Gum arabic was exempted from the sanctions imposed on Sudan by former president Bill Clinton in 1997, an exemption that was supposed to be a short-term thing, but was later extended as a result of lobbying by some of the corporations (including Bristol-Myers Squibb and Procter & Gamble) who depend on the substance – which is shipped in large amber cubes and then ground into a tasteless powder. The powder is then used in everything from candies (M&Ms) and drinks (Coca-Cola and beer) to drugs and cosmetics.

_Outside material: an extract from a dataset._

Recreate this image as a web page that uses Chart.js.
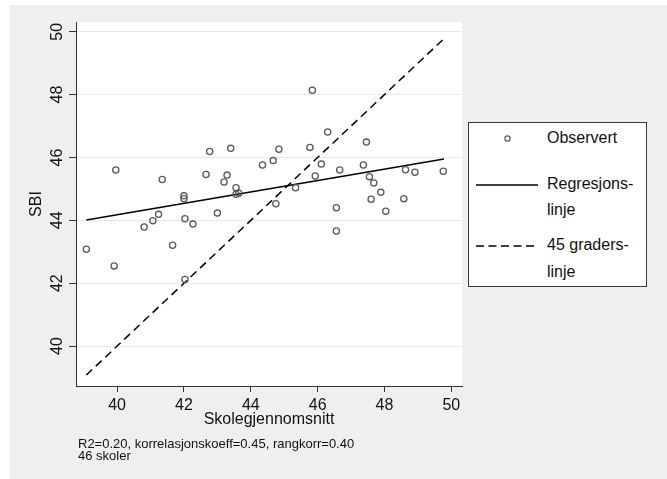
<!DOCTYPE html>
<html lang="no">
<head>
<meta charset="UTF-8">
<title>SBI mot skolegjennomsnitt</title>
<script src="https://cdn.jsdelivr.net/npm/chart.js"></script>
<style>
  body { margin: 0; background: #ffffff; font-family: 'Liberation Sans', Arial, sans-serif; color: #111; }
  .panel { position: absolute; left: 10px; top: 5px; width: 657px; height: 474px; background: #efefef; }
  #wrap { position: absolute; left: 0; top: 0; width: 667px; height: 479px; }
  .legend { position: absolute; left: 468px; top: 122px; width: 177px; height: 163px; background: #fff; border: 1px solid #3a3a3a; }
  .lbl { position: absolute; font-size: 16px; line-height: 20px; white-space: nowrap; }
  .notes { position: absolute; left: 78px; top: 438px; font-size: 13px; line-height: 12px; }
  svg { position: absolute; overflow: visible; }
</style>
</head>
<body>
<div class="panel"></div>
<div id="wrap"><canvas id="chart" width="667" height="479"></canvas></div>

<div class="legend">
  <svg style="left:0;top:0" width="177" height="163">
    <circle cx="38.5" cy="15.5" r="2.6" fill="none" stroke="#5a5a5a" stroke-width="1.2"/>
    <line x1="7" y1="62" x2="69" y2="62" stroke="#000" stroke-width="1.5"/>
    <line x1="7" y1="123" x2="69" y2="123" stroke="#000" stroke-width="1.5" stroke-dasharray="8,4.5"/>
  </svg>
  <div class="lbl" style="left:78px;top:5px">Observert</div>
  <div class="lbl" style="left:78px;top:51px">Regresjons-</div>
  <div class="lbl" style="left:78px;top:77px">linje</div>
  <div class="lbl" style="left:78px;top:112px">45 graders-</div>
  <div class="lbl" style="left:78px;top:139px">linje</div>
</div>

<div class="notes">R2=0.20, korrelasjonskoeff=0.45, rangkorr=0.40<br>46 skoler</div>

<script>
// skolegjennomsnitt (x) og SBI (y) for 46 skoler
const skoleSnitt = [39.96, 41.35, 42.66, 42.77, 42.00, 42.00, 41.24, 41.07, 40.81, 42.03,
                    42.27, 39.08, 41.66, 39.91, 42.03, 45.84, 43.40, 44.84, 45.77, 46.30,
                    43.29, 43.20, 44.35, 44.67, 46.11, 45.93, 46.66, 43.56, 43.56, 43.64,
                    45.34, 43.00, 44.75, 46.56, 46.56, 47.46, 47.37, 48.63, 48.91, 49.76,
                    47.55, 47.68, 47.89, 47.60, 48.58, 48.04];
const sbi = [45.60, 45.30, 45.46, 46.19, 44.78, 44.69, 44.19, 43.99, 43.79, 44.05,
             43.88, 43.08, 43.21, 42.55, 42.12, 48.14, 46.29, 46.26, 46.32, 46.81,
             45.44, 45.22, 45.76, 45.90, 45.79, 45.41, 45.60, 45.04, 44.83, 44.86,
             45.04, 44.23, 44.53, 44.40, 43.66, 46.49, 45.76, 45.61, 45.53, 45.56,
             45.39, 45.19, 44.89, 44.67, 44.69, 44.29];

// regresjonslinje og 45 graders linje
const regX = [39.08, 49.78];
const regY = [44.01, 45.95];
const diagX = [39.08, 49.78];
const diagY = [39.08, 49.78];

const xTicks = [40, 42, 44, 46, 48, 50];
const yTicks = [40, 42, 44, 46, 48, 50];

const toPoints = (xs, ys) => xs.map((x, i) => ({ x: x, y: ys[i] }));

// hvit bakgrunn i plottområdet
const plotBg = {
  id: 'plotBg',
  beforeDraw(chart) {
    const { ctx, chartArea: a } = chart;
    ctx.save();
    ctx.fillStyle = '#ffffff';
    ctx.fillRect(a.left, a.top, a.right - a.left, a.bottom - a.top);
    ctx.restore();
  }
};

const font = { family: "'Liberation Sans', Arial, sans-serif", size: 16 };

new Chart(document.getElementById('chart').getContext('2d'), {
  type: 'scatter',
  data: {
    datasets: [
      {
        label: 'Observert',
        data: toPoints(skoleSnitt, sbi),
        pointStyle: 'circle',
        pointRadius: 3.1,
        borderWidth: 1.3,
        borderColor: '#5a5a5a',
        backgroundColor: 'rgba(0,0,0,0)'
      },
      {
        label: 'Regresjonslinje',
        type: 'line',
        data: toPoints(regX, regY),
        borderColor: '#000',
        borderWidth: 1.5,
        pointRadius: 0,
        fill: false
      },
      {
        label: '45 graderslinje',
        type: 'line',
        data: toPoints(diagX, diagY),
        borderColor: '#000',
        borderWidth: 1.5,
        borderDash: [8, 5],
        pointRadius: 0,
        fill: false
      }
    ]
  },
  options: {
    responsive: false,
    animation: false,
    layout: { padding: { left: 0, top: 22, right: 205, bottom: 49 } },
    plugins: { legend: { display: false }, tooltip: { enabled: false } },
    scales: {
      x: {
        type: 'linear',
        min: 38.77,
        max: 50.32,
        afterBuildTicks: s => { s.ticks = xTicks.map(v => ({ value: v })); },
        afterFit: s => { s.height = 44; },
        border: { display: true, color: '#333', width: 1 },
        grid: { drawOnChartArea: false, tickLength: 6, tickColor: '#333' },
        ticks: { font: font, color: '#111', padding: 4, maxRotation: 0 },
        title: { display: true, text: 'Skolegjennomsnitt', font: font, color: '#111', padding: { top: 0, bottom: 1 } }
      },
      y: {
        type: 'linear',
        min: 38.73,
        max: 50.31,
        afterBuildTicks: s => { s.ticks = yTicks.map(v => ({ value: v })); },
        afterFit: s => { s.width = 76; },
        border: { display: true, color: '#333', width: 1 },
        grid: { color: '#e8e8e8', tickLength: 7, tickColor: '#333' },
        ticks: { font: font, color: '#111', padding: 3, minRotation: 90, maxRotation: 90, crossAlign: 'center' },
        title: { display: true, text: 'SBI', font: font, color: '#111', padding: { top: 27, bottom: 0 } }
      }
    }
  },
  plugins: [plotBg]
});
</script>
</body>
</html>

According to Gum Arabic Corp., the product is “used to emulsify the flavor of oils or fats in confections or to retard crystallization in high-sucrose confections,” as well as in “dry packaged products such as instant drinks, dessert mixes [and] soup bases.” It is used in spray glazes for cooking, high-tech ceramics, mineral refining, paper coatings, textile sizing, corrosion inhibitors, glue, emulsion prints and pesticides, and is used to make drug capsules and tablets, cough syrup and a variety of beauty products, creams and lotions. It is also used in printing inks, such as those used on photographic and lithographic plates that produce newspapers and magazines.
In other words, it is too important to do without, at least as far as some American companies are concerned – Talisman or no Talisman.